Latto previously launched singles in both the Mariah Carey-sampling “Big Energy” and the 21 Savage-featuring “Wheelie,” with the 13-song project coming nearly two years after her debut album Queen of da Souf, which dropped in August of 2020.
Latto was in full promo mode the week of her album release, which included pulling up to Hot 97 for a Funk Flex freestyle over UGK’s “Int’l Players Anthem.”
In a recent sit-down with Big Boy’s Neighborhood, Latto opened up about the process behind her latest LP—specifically the trouble that she went through to secure one feature on the project.
“I’m clearing my album right now and it’s been, like, difficult to deal with these men, you know what I’m saying? They don’t know how to keep it business,” she said. “I’m just keeping 100. It’s a feature on my album that it was difficult to clear, and they like trying to drop their nuts on me because I won’t respond to a DM.”
Latto continued, sharing that she “didn’t really have a choice” when it came to including the verse on the album. Kodak has denied that he was the artist in question.
Following her interview with Big Boy, Latto stopped by The Breakfast Club to speak further on it. “I just was looking at it as, like, I’m a new female rapper in the game. I wish somebody could have gave me some insight about how this stuff really goes. You hear, like, ‘Oh, female rappers have it harder.’ But I really wanted to give a little insight as to what specifically makes it harder for a female rapper.”

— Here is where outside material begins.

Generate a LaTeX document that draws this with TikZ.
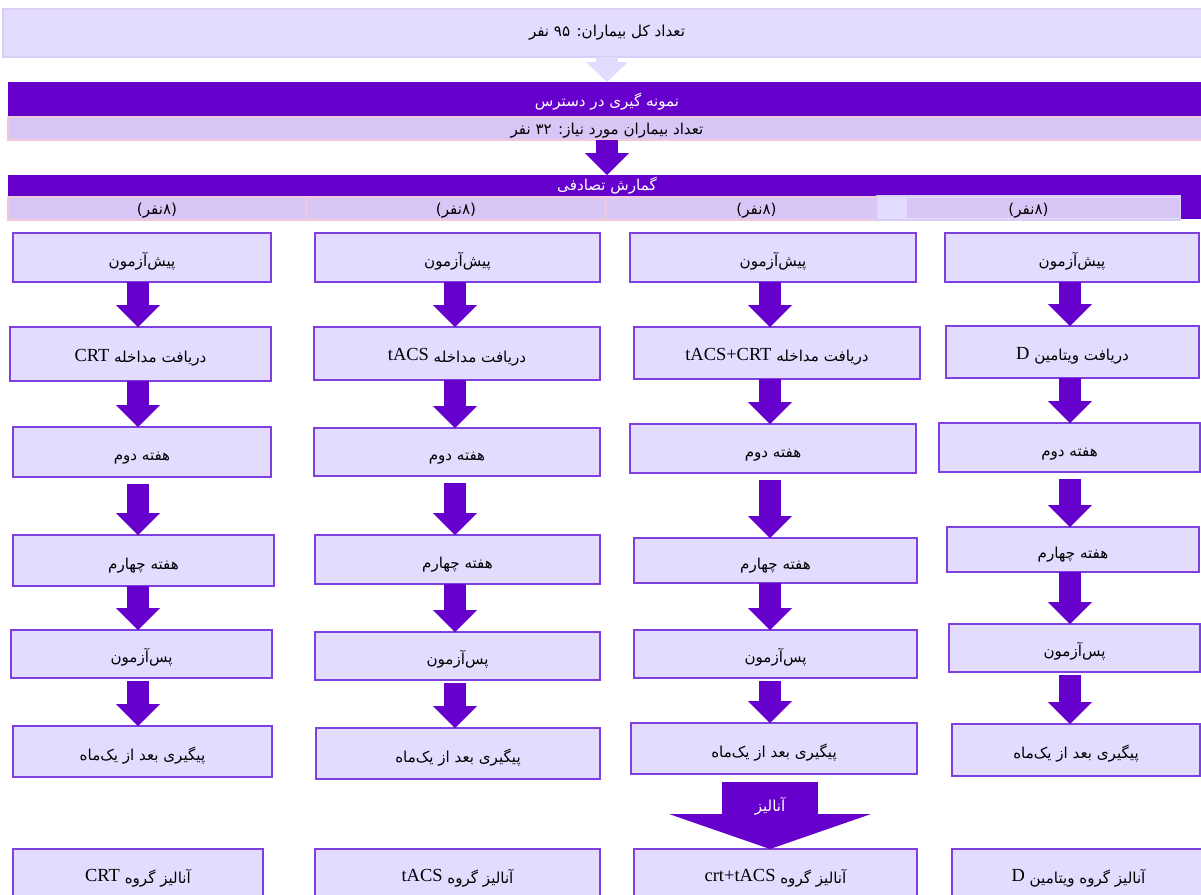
\documentclass[tikz,border=0pt]{standalone}
\usepackage{fontspec}
\setmainfont{Liberation Serif}
\newfontfamily\fa[Script=Arabic]{DejaVu Sans}
\TeXXeTstate=1
\usetikzlibrary{arrows.meta}

\definecolor{deeppurple}{HTML}{6600CC}
\definecolor{lavender}{HTML}{E4DCFF}
\definecolor{boxline}{HTML}{8040E0}
\definecolor{stripfill}{HTML}{D8C7F6}
\definecolor{stripline}{HTML}{F2C8DA}
\definecolor{paleline}{HTML}{D8CEF8}

\newcommand{\rtl}[1]{\beginR #1\endR}
\newcommand{\lat}[1]{{\rmfamily\fontsize{10.5}{12}\selectfont\raisebox{0.8pt}{#1}}}

\begin{document}
\begin{tikzpicture}
  [x=0.02cm, y=-0.02cm,
   every node/.style={inner sep=0pt, outer sep=0pt, font=\fa\fontsize{8.6}{10}\selectfont},
   stage/.style 2 args={rectangle, draw=boxline, line width=0.8pt, fill=lavender,
     text height=11pt, text depth=1pt,
     minimum width=#1*0.02cm, minimum height=#2*0.02cm},
   toppanel/.style 2 args={rectangle, draw=paleline, line width=0.8pt, fill=lavender,
     minimum width=#1*0.02cm, minimum height=#2*0.02cm},
   band/.style 2 args={rectangle, fill=deeppurple, text=white,
     minimum width=#1*0.02cm, minimum height=#2*0.02cm},
   strip/.style 2 args={rectangle, draw=stripline, line width=0.8pt, fill=stripfill,
     text height=8pt, text depth=1pt,
     minimum width=#1*0.02cm, minimum height=#2*0.02cm},
   flowarrow/.style={draw=deeppurple, line width=0.44cm,
     -{Triangle[width=0.88cm, length=0.44cm, line width=0pt]}},
   palearrow/.style={draw=lavender, line width=0.44cm,
     -{Triangle[width=0.84cm, length=0.40cm, line width=0pt]}},
   bigarrow/.style={draw=deeppurple, line width=1.92cm, shorten <=0.16cm,
     -{Triangle[width=4.04cm, length=0.70cm, line width=0pt]}}]
  \useasboundingbox (0,0) rectangle (1201,894);
  \clip (0,0) rectangle (1201,894);

  % head of the chart
  \node[toppanel={1208}{48}] (total) at (607,33) {\rtl{تعداد کل بیماران: ۹۵ نفر}};
  \node[band={1198}{35}] (sampling) at (607,99.5) {};
  \node[text=white] (samplingtxt) at (607,102) {\rtl{نمونه گیری در دسترس}};
  \node[strip={1198}{23}] (needed) at (607,128.5) {\rtl{تعداد بیماران مورد نیاز: ۳۲ نفر}};
  \node[band={1198}{44}] (assign) at (607,197) {};
  \node[text=white] (assigntxt) at (607,186) {\rtl{گمارش تصادفی}};

  \node[strip={298}{23}] (g1) at (157,208.5) {\rtl{(۸نفر)}};
  \node[strip={300}{23}] (g2) at (456,208.5) {\rtl{(۸نفر)}};
  \node[strip={301}{23}] (g3) at (756.5,208.5) {\rtl{(۸نفر)}};
  \node[toppanel={303}{24}, text height=8pt, text depth=1pt,
    path picture={\fill[stripfill] ([xshift=0.6cm, yshift=0.04cm]path picture bounding box.south west)
      rectangle ([yshift=-0.04cm]path picture bounding box.north east);}]
    (g4) at (1028.5,208) {\rtl{(۸نفر)}};

  \draw[palearrow] (total.south) -- (sampling.north);
  \draw[flowarrow] (needed.south) -- (assign.north);

  % CRT
  \node[stage={258}{49}] (s11) at (142,257.5) {\rtl{پیش^^^^200cآزمون}};
  \node[stage={261}{54}] (s12) at (140.5,354) {\rtl{دریافت مداخله \lat{CRT}}};
  \node[stage={258}{50}] (s13) at (142,452) {\rtl{هفته دوم}};
  \node[stage={261}{51}] (s14) at (143.5,560.5) {\rtl{هفته چهارم}};
  \node[stage={261}{48}] (s15) at (141.5,654) {\rtl{پس^^^^200cآزمون}};
  \node[stage={259}{51}] (s16) at (142.5,751.5) {\rtl{پیگیری بعد از یک^^^^200cماه}};
  \node[stage={250}{51}] (s17) at (138,874.5) {\rtl{آنالیز گروه \lat{CRT}}};

  % tACS
  \node[stage={285}{49}] (s21) at (457.5,257.5) {\rtl{پیش^^^^200cآزمون}};
  \node[stage={286}{53}] (s22) at (457,353.5) {\rtl{دریافت مداخله \lat{tACS}}};
  \node[stage={286}{48}] (s23) at (457,452) {\rtl{هفته دوم}};
  \node[stage={285}{49}] (s24) at (457.5,559.5) {\rtl{هفته چهارم}};
  \node[stage={285}{48}] (s25) at (457.5,656) {\rtl{پس^^^^200cآزمون}};
  \node[stage={284}{51}] (s26) at (458,753.5) {\rtl{پیگیری بعد از یک^^^^200cماه}};
  \node[stage={285}{51}] (s27) at (457.5,874.5) {\rtl{آنالیز گروه \lat{tACS}}};

  % tACS+CRT
  \node[stage={286}{49}] (s31) at (773,257.5) {\rtl{پیش^^^^200cآزمون}};
  \node[stage={286}{52}] (s32) at (777,353) {\rtl{دریافت مداخله \lat{tACS+CRT}}};
  \node[stage={286}{49}] (s33) at (773,448.5) {\rtl{هفته دوم}};
  \node[stage={283}{45}] (s34) at (775.5,560.5) {\rtl{هفته چهارم}};
  \node[stage={283}{48}] (s35) at (775.5,654) {\rtl{پس^^^^200cآزمون}};
  \node[stage={286}{51}] (s36) at (774,748.5) {\rtl{پیگیری بعد از یک^^^^200cماه}};
  \node[stage={283}{51}] (s37) at (775.5,874.5) {\rtl{آنالیز گروه \lat{crt+tACS}}};

  % vitamin D
  \node[stage={254}{49}] (s41) at (1072,257.5) {\rtl{پیش^^^^200cآزمون}};
  \node[stage={253}{52}] (s42) at (1072.5,352) {\rtl{دریافت ویتامین \lat{D}}};
  \node[stage={261}{49}] (s43) at (1069.5,447.5) {\rtl{هفته دوم}};
  \node[stage={252}{45}] (s44) at (1073,549.5) {\rtl{هفته چهارم}};
  \node[stage={251}{48}] (s45) at (1074.5,648) {\rtl{پس^^^^200cآزمون}};
  \node[stage={248}{52}] (s46) at (1076,750) {\rtl{پیگیری بعد از یک^^^^200cماه}};
  \node[stage={253}{51}] (s47) at (1078.5,874.5) {\rtl{آنالیز گروه ویتامین \lat{D}}};

  \coordinate (ax1) at (138,0);
  \coordinate (ax2) at (455,0);
  \coordinate (ax3) at (770,0);
  \coordinate (ax4) at (1070,0);

  \foreach \c in {1,...,4}
    \foreach \r/\n/\gap in {1/2/0,2/3/0,3/4/0.14,4/5/0,5/6/0.06}
      \draw[flowarrow, shorten <=\gap cm] (s\c\r.south -| ax\c) -- (s\c\n.north -| ax\c);

  \draw[bigarrow] (s36.south -| ax3) -- (s37.north -| ax3);
  \node[text=white] (analysis) at (770,806) {\rtl{آنالیز}};
\end{tikzpicture}
\end{document}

Latto also elaborated on the issue in an interview with Complex. “A lot of times we’re bullied behind closed doors by these corporations or male artists or male producers or billion-dollar businesses and labels going against you,” she explained. “They can call the shots on your creativity, which I think is very lame and unfair. But I think my little voice can make an impact and maybe encourage other people to speak on what they go through, too, because I’m not the only female that experiences these things, but we’re told to silence it.”